17 gennaio 2014

"Espiazione" di Ian McEwan



di Caterina Donatelli


Generalmente cerco scrittori in cui sento più la vita e attraverso l’osmosi silenziosa con le parole, tento di sentire me; allo stesso tempo la lettura mi serve come  forma di conoscenza del mondo.

Di Ian McEwan avevo già letto “Cani neri”, l’impressione fu di una scrittura molto nitida che scava e interseca i sentimenti umani, descrivendone le ombre e le tensioni, immergendoli nei temi complessi della storia contemporanea.  

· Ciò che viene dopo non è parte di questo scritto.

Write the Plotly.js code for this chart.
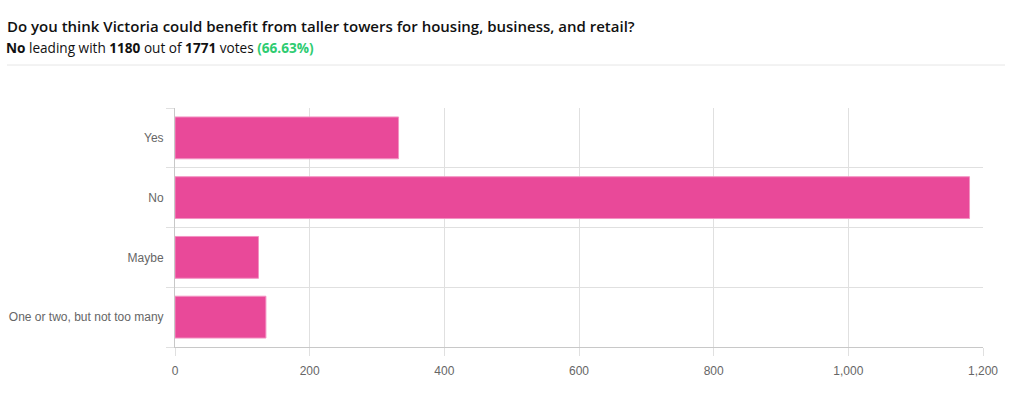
<!DOCTYPE html>
<html>
<head>
<meta charset="utf-8">
<script src="https://cdn.plot.ly/plotly-3.0.1.min.js"></script>
<style>
html,body{margin:0;padding:0;background:#fff;}
#chart{width:1012px;height:393px;}
</style>
</head>
<body>
<div id="chart"></div>
<script>
const categories = ["Yes", "No", "Maybe", "One or two, but not too many"];
const votes = [332, 1180, 124, 135];
const xTickVals = [0, 200, 400, 600, 800, 1000, 1200];
const xTickText = ["0", "200", "400", "600", "800", "1,000", "1,200"];
const titleText = "Do you think Victoria could benefit from taller towers for housing, business, and retail?";
const leader = "No", leaderVotes = 1180, totalVotes = 1771, leaderPct = "66.63%";

const positions = categories.map((c, i) => i);

const trace = {
  type: "bar",
  orientation: "h",
  x: votes,
  y: positions,
  width: 0.7,
  marker: {color: "#e94999", line: {color: "#f393c3", width: 1}},
  hoverinfo: "none"
};

const layout = {
  width: 1012,
  height: 393,
  margin: {l: 175, r: 29, t: 108, b: 46},
  paper_bgcolor: "#fff",
  plot_bgcolor: "#fff",
  showlegend: false,
  font: {family: "Liberation Sans, Arial, sans-serif", color: "#666", size: 12},
  title: {
    text: titleText,
    x: 7 / 1012, xanchor: "left", xref: "container",
    y: 1 - 27 / 393, yanchor: "middle", yref: "container",
    font: {family: "Open Sans, sans-serif", size: 15, color: "#111", weight: 600}
  },
  annotations: [{
    text: "<b>" + leader + "</b> leading with <b>" + leaderVotes + "</b> out of <b>" + totalVotes + "</b> votes <span style='color:#2ecc71'><b>(" + leaderPct + ")</b></span>",
    xref: "paper", yref: "paper",
    x: (7 - 175) / 808, xanchor: "left", xshift: -3,
    y: (347 - 47) / 239, yanchor: "middle",
    showarrow: false,
    font: {family: "Open Sans, sans-serif", size: 13.6, color: "#111"}
  }],
  shapes: [{
    type: "line", xref: "paper", yref: "paper",
    x0: (7 - 175) / 808, x1: (1005 - 175) / 808,
    y0: (347 - 65) / 239, y1: (347 - 65) / 239,
    line: {color: "#e6e6e6", width: 1}
  }],
  xaxis: {
    range: [0, 1200],
    tickvals: xTickVals,
    ticktext: xTickText,
    showgrid: true,
    gridcolor: "#e0e0e0",
    zeroline: false,
    showline: true,
    linecolor: "#c8c8c8",
    ticks: "outside",
    ticklen: 8,
    tickcolor: "#e0e0e0",
    ticklabelstandoff: 5,
    tickfont: {color: "#666", size: 12},
    fixedrange: true
  },
  yaxis: {
    range: [3.5, -0.5],
    tickvals: positions,
    ticktext: categories,
    showgrid: false,
    zeroline: false,
    showline: true,
    linecolor: "#c8c8c8",
    ticks: "",
    ticklabelstandoff: 8,
    tickfont: {color: "#666", size: 12},
    minor: {
      tick0: -0.5, dtick: 1,
      showgrid: true, gridcolor: "#e0e0e0",
      ticks: "outside", ticklen: 8, tickcolor: "#e0e0e0"
    },
    fixedrange: true
  }
};

Plotly.newPlot("chart", [trace], layout, {displayModeBar: false, staticPlot: true});
</script>
</body>
</html>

Impressione che ritrovo nel libro “Espiazione”; romanzo dalla lettura più faticosa,  tessuto attorno a Briony Tallis, metodica ragazzina inglese con velleità da scrittrice che in una notte dell’estate del ’35, assiste ad una scena di violenza mutandola in una  visione, personale e manovrata, della realtà. Questa iperbole interpretativa determina il capovolgimento del destino di tutti i personaggi della storia, in particolare della sorella Cecilia e del suo giovane amante Robbie Turner, alimentando il senso di colpa che morde dentro alla ricerca disperata di un perdono salvifico.

A complicare ulteriormente il loro percorso esistenziale, si innesta la guerra che amplifica il cambiamento, fornendo nuove traiettorie ai tre personaggi, oramai cresciuti, ognuno indiscutibilmente segnato dagli eventi di quella notte e impegnati nella conquista di un lieto fine, impigliato tra i fili dell’immaginazione letteraria che, non sempre, ne concede uno.

Lettura faticosa, dicevo; McEwan è uno scrittore attento ai dettagli, alle costruzioni meticolose degli eventi, ma ad una velocità che non coincide con la mia. Spesso leggendo avvertivo la voglia di superare, di andare oltre proiettandomi in avanti, mentre la scrittura mi obbligava a restare sui particolari, sulle singole percezioni che si aprivano su piani tangenti, per poi tornare nel fulcro dell’evoluzione degli eventi. E’ come se per tutto il romanzo, il ritmo di lettura non coincidesse con l’andatura della scrittura costringendomi a una lentezza che frenava l’arrivo alle ultime pagine e allo svelamento dell’intera storia. Inoltre, la precisione descrittiva  mi dava la sensazione di sentirmi non accolta dentro la narrazione e messa al margine dei fogli secondo un ragionamento calcolato, dove il lettore non può partecipare con il proprio vissuto alle vicende, ma deve assumere il ruolo di spettatore, senza mescolanze o fughe interiori. Eppure, trovavo estremamente intrigante questo  ‘scontro’ con l’autore capace di spingermi, parola dopo parola, sincronizzando i miei pensieri alla sua volontà rendendoli disciplinati e attenti. Ci vedevo dentro il lavoro costruttivo dello scrittore che non concede spazi di rielaborazione, intento a formulare un gioco a specchio con il personaggio di Briony, continuamente in preda all’immaginazione creativa e alla volontà di riscrivere la realtà.
A un certo punto, McEwan affida a questo  personaggio un pensiero che in qualche modo mi pare il manifesto del libro: “Briony aveva letto Le onde di Virginia Woolf tre volte pensando che perfino la natura umana stesse subendo una grande trasformazione e che soltanto l’arte, un nuovo modo di concepire la letteratura, sarebbe stata in grado di cogliere il senso del cambiamento. Penetrare all’interno di una mente e mostrarne il lavoro e il lavorio interiore e inserire tutto questo in una struttura geometrica: ecco un autentico trionfo artistico.” 

Io non so definire se questo romanzo sia un autentico trionfo artistico, di certo posso dire che più di ogni altro libro, mi ha sfidato in quanto lettrice, ma anche appassionata della scrittura e se la sfida è durata fino al congedo da Briony, al suo settantasettesimo compleanno, forse è perché qualcosa di quel lavorio interiore, mi appartiene. 


Ian McEwan- Espiazione. Einaudi, 2002.